A novel way to grow Georgia's economy
Georgia’s universities do much more than produce an educated workforce. Their research programs are also engines of economic growth.
The Georgia Research Alliance makes these engines run faster – and go further.
GRA expands research capacity at universities, then seeds and shapes startup companies around inventions and discoveries. More on how we do that >
GRA's three core programs are not buckets — more like three parts of a continuum:
GRA Eminent Scholars represent the superstar scientists we help universities recruit to our state. Each Scholar occupies an endowed chair, and the university raises private funds to match GRA's investment in the chair. GRA also makes key investments in the labs of these Scholars, so that they're able to attract more Federal and private research dollars (currently around $530 million annually).
The start-up companies that GRA helps to launch out of university labs are the product of scientific invention and discovery. GRA's venture development program seeds these companies with investment at a very early-stage, then provides executive guidance to help give startups the best chance of succeeding in the marketplace.
GRA Venture Fund, LLC is a separate enterprise that provides more investment and guidance for the most promising startups. This unique public-private investment fund is one of the largest venture capital funds in Georgia. Currently, a dozen or so companies are developing in the GRA Venture Fund portfolio.
WHY WE’RE NEEDED
Georgia’s economy grows from:
- Recruiting new companies to our state
- Helping current companies expand
- Propelling the launch of new companies
It’s this third way – launching companies – where GRA fills a crucial gap.
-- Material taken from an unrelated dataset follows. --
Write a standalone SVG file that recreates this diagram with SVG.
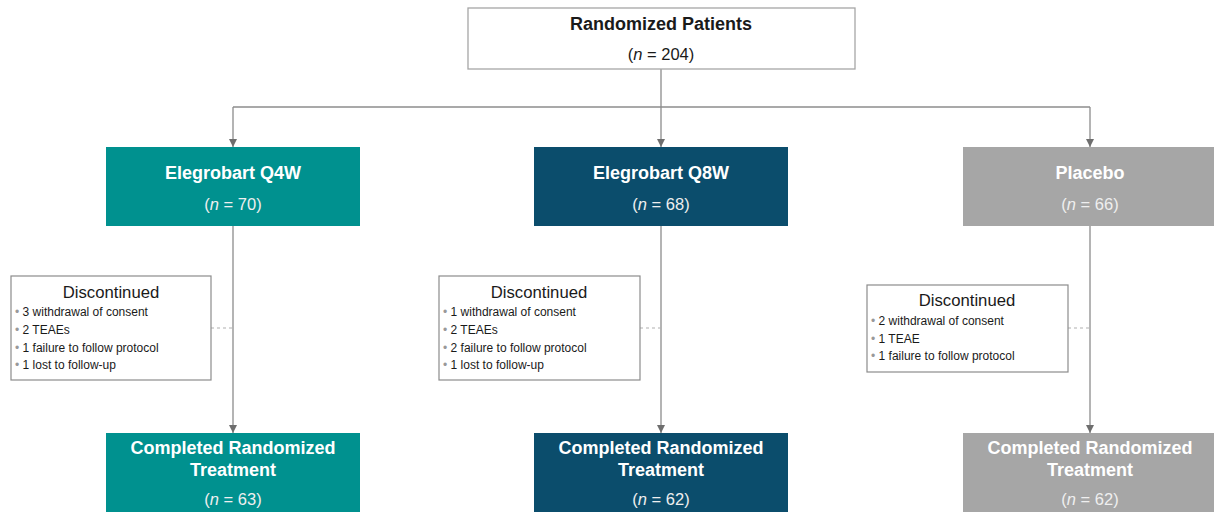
<svg xmlns="http://www.w3.org/2000/svg" width="1214" height="514" viewBox="0 0 1214 514">
<style>
text{font-family:"Liberation Sans",Arial,sans-serif}
.wb{fill:#fff;stroke:#a6a6a6;stroke-width:1.3}
.db{fill:#fff;stroke:#8c8c8c;stroke-width:1.2}
.teal{fill:#00918f}
.navy{fill:#0b4d6c}
.gray{fill:#a6a6a6}
.t1{font-size:18px;font-weight:bold;text-anchor:middle}
.t2{font-size:16.5px;text-anchor:middle}
.w{fill:#fff}
.k{fill:#1a1a1a}
.g{fill:#efefef}
.dh{font-size:16.7px;text-anchor:middle;fill:#1a1a1a}
.bl{font-size:12px;fill:#1a1a1a}
.bu{fill:#999}
.ln{stroke:#8c8c8c;stroke-width:1.3;fill:none}
.dash{stroke:#b0b0b0;stroke-width:1.2;stroke-dasharray:3 3;fill:none}
</style>
<defs>
<marker id="ah" viewBox="0 0 10 10" refX="10" refY="5" markerWidth="9" markerHeight="8" markerUnits="userSpaceOnUse" orient="auto">
<path d="M0,0 L10,5 L0,10 z" fill="#6e6e6e"/>
</marker>
</defs>
<g id="connectors">
<path class="ln" d="M661,69 V147" marker-end="url(#ah)"/>
<path class="ln" d="M233,107 H1090"/>
<path class="ln" d="M233,107 V147" marker-end="url(#ah)"/>
<path class="ln" d="M1090,107 V147" marker-end="url(#ah)"/>
<path class="ln" d="M233,226 V433" marker-end="url(#ah)"/>
<path class="ln" d="M661,226 V433" marker-end="url(#ah)"/>
<path class="ln" d="M1090,226 V433" marker-end="url(#ah)"/>
<path class="dash" d="M211,328 H233"/>
<path class="dash" d="M640,328 H661"/>
<path class="dash" d="M1068,328 H1090"/>
</g>
<g id="randomized">
<rect class="wb" x="468" y="8" width="387" height="61"/>
<text class="t1 k" x="661" y="30">Randomized Patients</text>
<text class="t2 k" x="661" y="60">(<tspan font-style="italic">n</tspan> = 204)</text>
</g>
<g id="q4w">
<rect class="teal" x="106" y="147" width="254" height="79"/>
<text class="t1 w" x="233" y="179">Elegrobart Q4W</text>
<text class="t2 g" x="233" y="210">(<tspan font-style="italic">n</tspan> = 70)</text>
</g>
<g id="q8w">
<rect class="navy" x="534" y="147" width="254" height="79"/>
<text class="t1 w" x="661" y="179">Elegrobart Q8W</text>
<text class="t2 g" x="661" y="210">(<tspan font-style="italic">n</tspan> = 68)</text>
</g>
<g id="placebo">
<rect class="gray" x="963" y="147" width="254" height="79"/>
<text class="t1 w" x="1090" y="179">Placebo</text>
<text class="t2 g" x="1090" y="210">(<tspan font-style="italic">n</tspan> = 66)</text>
</g>
<g id="disc-q4w">
<rect class="db" x="11" y="276" width="200" height="104"/>
<text class="dh" x="111" y="298">Discontinued</text>
<g class="bl">
<text x="15" y="316"><tspan class="bu">• </tspan>3 withdrawal of consent</text>
<text x="15" y="334"><tspan class="bu">• </tspan>2 TEAEs</text>
<text x="15" y="352"><tspan class="bu">• </tspan>1 failure to follow protocol</text>
<text x="15" y="369"><tspan class="bu">• </tspan>1 lost to follow-up</text>
</g>
</g>
<g id="disc-q8w">
<rect class="db" x="439" y="276" width="201" height="104"/>
<text class="dh" x="539" y="298">Discontinued</text>
<g class="bl">
<text x="443" y="316"><tspan class="bu">• </tspan>1 withdrawal of consent</text>
<text x="443" y="334"><tspan class="bu">• </tspan>2 TEAEs</text>
<text x="443" y="352"><tspan class="bu">• </tspan>2 failure to follow protocol</text>
<text x="443" y="369"><tspan class="bu">• </tspan>1 lost to follow-up</text>
</g>
</g>
<g id="disc-placebo">
<rect class="db" x="867" y="285" width="201" height="87"/>
<text class="dh" x="967" y="306">Discontinued</text>
<g class="bl">
<text x="871" y="325"><tspan class="bu">• </tspan>2 withdrawal of consent</text>
<text x="871" y="343"><tspan class="bu">• </tspan>1 TEAE</text>
<text x="871" y="360"><tspan class="bu">• </tspan>1 failure to follow protocol</text>
</g>
</g>
<g id="comp-q4w">
<rect class="teal" x="106" y="433" width="254" height="79"/>
<text class="t1 w" x="233" y="454">Completed Randomized</text>
<text class="t1 w" x="233" y="476">Treatment</text>
<text class="t2 g" x="233" y="505">(<tspan font-style="italic">n</tspan> = 63)</text>
</g>
<g id="comp-q8w">
<rect class="navy" x="534" y="433" width="254" height="79"/>
<text class="t1 w" x="661" y="454">Completed Randomized</text>
<text class="t1 w" x="661" y="476">Treatment</text>
<text class="t2 g" x="661" y="505">(<tspan font-style="italic">n</tspan> = 62)</text>
</g>
<g id="comp-placebo">
<rect class="gray" x="963" y="433" width="254" height="79"/>
<text class="t1 w" x="1090" y="454">Completed Randomized</text>
<text class="t1 w" x="1090" y="476">Treatment</text>
<text class="t2 g" x="1090" y="505">(<tspan font-style="italic">n</tspan> = 62)</text>
</g>
</svg>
Historically, universities have been an overlooked driver of entrepreneurship, despite having enterprising scientists who push the boundaries of discovery. Talented researchers are typically focused on advancing knowledge and solving problems. By helping universities form companies around inventions, GRA works to move innovation from lab to life.
MORE ON GRA
GRA is an independent nonprofit (501c3) organization that works in partnership with both the University System of Georgia and Georgia’s Department of Economic Development.
Our partner universities include:
- The University of Georgia
- Augusta University
- Emory University
- Clark Atlanta University
- Georgia Institute of Technology
- Georgia State University
- Mercer University
- Morehouse School of Medicine
Our board represents a unique alliance of top leaders from industry, academia and government – all of whom recognize the importance of an entrepreneurial economic development strategy.
GRA’s impact transcends economic growth: The Alliance has played a key role in building a reputation for Georgia as a center of discovery and invention, and GRA has captured several national awards for its impact.
Because of GRA’s investment and involvement, science and technology breakthroughs continue to emerge from Georgia’s universities.
HOW WE GOT HERE
GRA’s beginnings can be traced west to Austin, Texas.
In 1983, the State of Georgia failed to win a headquarters bid for a large industry consortium seeking a place to develop the next generation of semiconductor technology. The consortium – Microelectronics Computer and Technology Corporation – was located in Austin, where it jump-started the city’s fledgling tech industry and established a high-tech hub.
The critical factor in Austin’s win was a public-private partnership that combined government resources and private sector energy and creativity. Georgia quickly realized the benefits of having a privately run technology alliance that could leverage state dollars to expand university research capacity.
In 1990, a group of Georgia leaders established the nonprofit Georgia Research Alliance to help business, research universities and state government collaborate to build a technology-driven economy fueled by breakthrough university research. The late Lawrence L. Gellerstedt, Jr. – who had chaired the Georgia Research Consortium, the state’s 1980s-era attempt at a technology authority – was named chair of GRA.
The plan was to attract some of the world’s most brilliant scientists to establish new programs of research and development at affiliated Georgia research universities. The focus would be in areas with the most potential for generating new companies and creating new science and technology jobs.
The cadre of scientists, named GRA Eminent Scholars®, would:
- compete successfully for a larger share of federal and foundation research funds
- attract other talented scientists and graduate students to Georgia
- foster new companies and create relationships with industry to commercialize technologies developed through research
Today, GRA is an internationally acclaimed model for unifying business, research universities, and state government to create and sustain a vibrant, technology-rich economy for the state.
One of GRA’s most important accomplishments has been unifying the state’s research institutions to foster cross-university research, which is often critical when competing for federal research funding. Presidents of each university sit on GRA’s board, along with prominent leaders in government and industry.